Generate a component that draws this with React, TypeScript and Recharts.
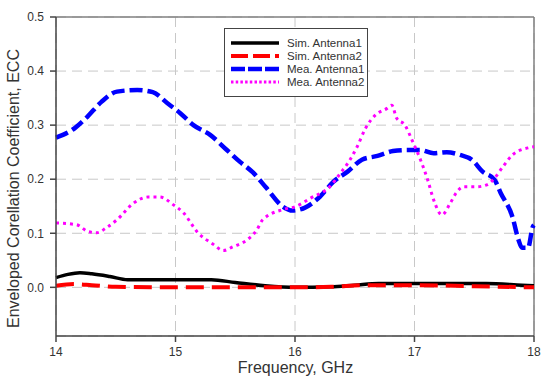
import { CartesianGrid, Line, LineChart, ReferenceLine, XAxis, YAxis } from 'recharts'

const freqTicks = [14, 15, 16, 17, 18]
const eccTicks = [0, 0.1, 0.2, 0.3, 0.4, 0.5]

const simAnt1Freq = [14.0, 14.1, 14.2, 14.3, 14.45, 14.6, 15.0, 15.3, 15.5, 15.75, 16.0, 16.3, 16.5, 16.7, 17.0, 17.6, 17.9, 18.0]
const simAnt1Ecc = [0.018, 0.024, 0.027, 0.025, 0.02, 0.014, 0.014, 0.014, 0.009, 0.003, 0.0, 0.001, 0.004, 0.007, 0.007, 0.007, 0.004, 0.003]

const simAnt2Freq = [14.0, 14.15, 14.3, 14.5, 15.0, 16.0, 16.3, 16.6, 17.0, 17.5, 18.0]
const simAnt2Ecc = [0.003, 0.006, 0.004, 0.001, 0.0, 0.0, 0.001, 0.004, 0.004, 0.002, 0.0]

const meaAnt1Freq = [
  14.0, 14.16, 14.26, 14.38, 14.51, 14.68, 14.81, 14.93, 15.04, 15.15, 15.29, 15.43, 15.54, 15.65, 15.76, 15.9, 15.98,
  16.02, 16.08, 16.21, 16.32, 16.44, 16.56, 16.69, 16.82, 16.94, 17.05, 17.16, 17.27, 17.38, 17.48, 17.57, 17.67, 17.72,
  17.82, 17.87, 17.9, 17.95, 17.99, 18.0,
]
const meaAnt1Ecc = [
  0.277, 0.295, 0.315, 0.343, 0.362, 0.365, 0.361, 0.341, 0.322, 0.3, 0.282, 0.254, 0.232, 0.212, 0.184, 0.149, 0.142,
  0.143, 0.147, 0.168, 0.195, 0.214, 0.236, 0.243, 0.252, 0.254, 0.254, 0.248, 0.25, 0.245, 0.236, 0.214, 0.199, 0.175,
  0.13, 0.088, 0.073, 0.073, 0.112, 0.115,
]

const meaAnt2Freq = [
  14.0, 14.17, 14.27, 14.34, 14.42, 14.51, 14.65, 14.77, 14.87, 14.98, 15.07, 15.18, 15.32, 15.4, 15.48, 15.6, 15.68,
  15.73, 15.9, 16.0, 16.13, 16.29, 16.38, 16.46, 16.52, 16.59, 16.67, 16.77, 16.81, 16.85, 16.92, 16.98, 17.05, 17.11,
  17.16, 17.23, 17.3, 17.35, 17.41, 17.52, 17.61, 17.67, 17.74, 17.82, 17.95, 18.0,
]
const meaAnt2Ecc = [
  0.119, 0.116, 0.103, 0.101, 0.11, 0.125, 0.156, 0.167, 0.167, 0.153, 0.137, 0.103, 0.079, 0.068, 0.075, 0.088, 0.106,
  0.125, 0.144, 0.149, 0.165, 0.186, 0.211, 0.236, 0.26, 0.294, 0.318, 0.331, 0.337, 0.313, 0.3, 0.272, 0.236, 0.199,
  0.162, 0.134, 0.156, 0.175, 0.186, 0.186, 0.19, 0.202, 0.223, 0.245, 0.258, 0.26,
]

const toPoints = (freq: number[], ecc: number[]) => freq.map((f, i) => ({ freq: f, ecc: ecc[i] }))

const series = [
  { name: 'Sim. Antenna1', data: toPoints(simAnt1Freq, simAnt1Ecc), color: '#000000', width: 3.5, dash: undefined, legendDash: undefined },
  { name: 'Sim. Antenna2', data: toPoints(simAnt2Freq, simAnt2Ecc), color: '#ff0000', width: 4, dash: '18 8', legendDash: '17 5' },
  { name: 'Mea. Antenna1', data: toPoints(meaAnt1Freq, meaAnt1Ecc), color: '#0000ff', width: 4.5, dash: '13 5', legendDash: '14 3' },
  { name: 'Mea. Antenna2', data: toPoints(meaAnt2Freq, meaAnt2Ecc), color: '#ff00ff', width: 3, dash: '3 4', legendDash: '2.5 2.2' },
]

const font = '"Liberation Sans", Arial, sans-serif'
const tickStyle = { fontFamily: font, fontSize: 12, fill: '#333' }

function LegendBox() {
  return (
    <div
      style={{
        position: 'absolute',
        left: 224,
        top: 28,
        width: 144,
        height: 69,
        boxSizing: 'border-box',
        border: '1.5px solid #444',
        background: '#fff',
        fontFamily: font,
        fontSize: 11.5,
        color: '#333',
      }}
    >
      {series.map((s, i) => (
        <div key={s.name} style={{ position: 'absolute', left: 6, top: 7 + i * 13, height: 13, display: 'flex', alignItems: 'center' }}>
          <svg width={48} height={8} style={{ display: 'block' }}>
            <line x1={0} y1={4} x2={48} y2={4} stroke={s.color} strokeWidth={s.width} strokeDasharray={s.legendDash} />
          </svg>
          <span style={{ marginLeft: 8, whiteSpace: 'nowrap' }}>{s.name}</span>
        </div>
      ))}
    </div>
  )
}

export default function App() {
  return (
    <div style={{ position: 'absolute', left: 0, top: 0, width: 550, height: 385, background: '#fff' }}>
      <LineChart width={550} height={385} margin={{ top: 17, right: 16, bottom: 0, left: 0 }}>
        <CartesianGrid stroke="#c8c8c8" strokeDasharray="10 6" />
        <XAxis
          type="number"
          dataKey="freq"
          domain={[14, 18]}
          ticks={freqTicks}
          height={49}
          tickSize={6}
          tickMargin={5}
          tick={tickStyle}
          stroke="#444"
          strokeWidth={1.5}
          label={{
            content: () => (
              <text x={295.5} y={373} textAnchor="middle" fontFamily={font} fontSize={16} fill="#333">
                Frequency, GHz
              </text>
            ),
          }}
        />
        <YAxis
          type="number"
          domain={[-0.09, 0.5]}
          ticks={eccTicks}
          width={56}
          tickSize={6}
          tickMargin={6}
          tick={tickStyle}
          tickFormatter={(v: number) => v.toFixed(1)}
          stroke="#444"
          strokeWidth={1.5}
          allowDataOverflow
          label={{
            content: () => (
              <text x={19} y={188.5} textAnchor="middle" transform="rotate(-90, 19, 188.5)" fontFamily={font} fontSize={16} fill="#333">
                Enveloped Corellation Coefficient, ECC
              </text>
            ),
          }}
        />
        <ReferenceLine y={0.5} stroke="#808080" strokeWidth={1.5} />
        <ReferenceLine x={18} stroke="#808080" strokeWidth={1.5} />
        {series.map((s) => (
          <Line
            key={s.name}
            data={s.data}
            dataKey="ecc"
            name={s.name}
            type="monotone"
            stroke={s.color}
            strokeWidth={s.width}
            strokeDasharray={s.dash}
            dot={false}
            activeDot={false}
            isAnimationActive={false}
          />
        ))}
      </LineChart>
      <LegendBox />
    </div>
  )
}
■ ■ ■ ■ ■ ■ ■
Repeat the lines of the listing above verbatim, beginning at its first line and ending at the line containing "0.007, 0.004, 0.003]", which is included. Omit pictures.

Generate a component that draws this with React, TypeScript and Recharts.
import { CartesianGrid, Line, LineChart, ReferenceLine, XAxis, YAxis } from 'recharts'

const freqTicks = [14, 15, 16, 17, 18]
const eccTicks = [0, 0.1, 0.2, 0.3, 0.4, 0.5]

const simAnt1Freq = [14.0, 14.1, 14.2, 14.3, 14.45, 14.6, 15.0, 15.3, 15.5, 15.75, 16.0, 16.3, 16.5, 16.7, 17.0, 17.6, 17.9, 18.0]
const simAnt1Ecc = [0.018, 0.024, 0.027, 0.025, 0.02, 0.014, 0.014, 0.014, 0.009, 0.003, 0.0, 0.001, 0.004, 0.007, 0.007, 0.007, 0.004, 0.003]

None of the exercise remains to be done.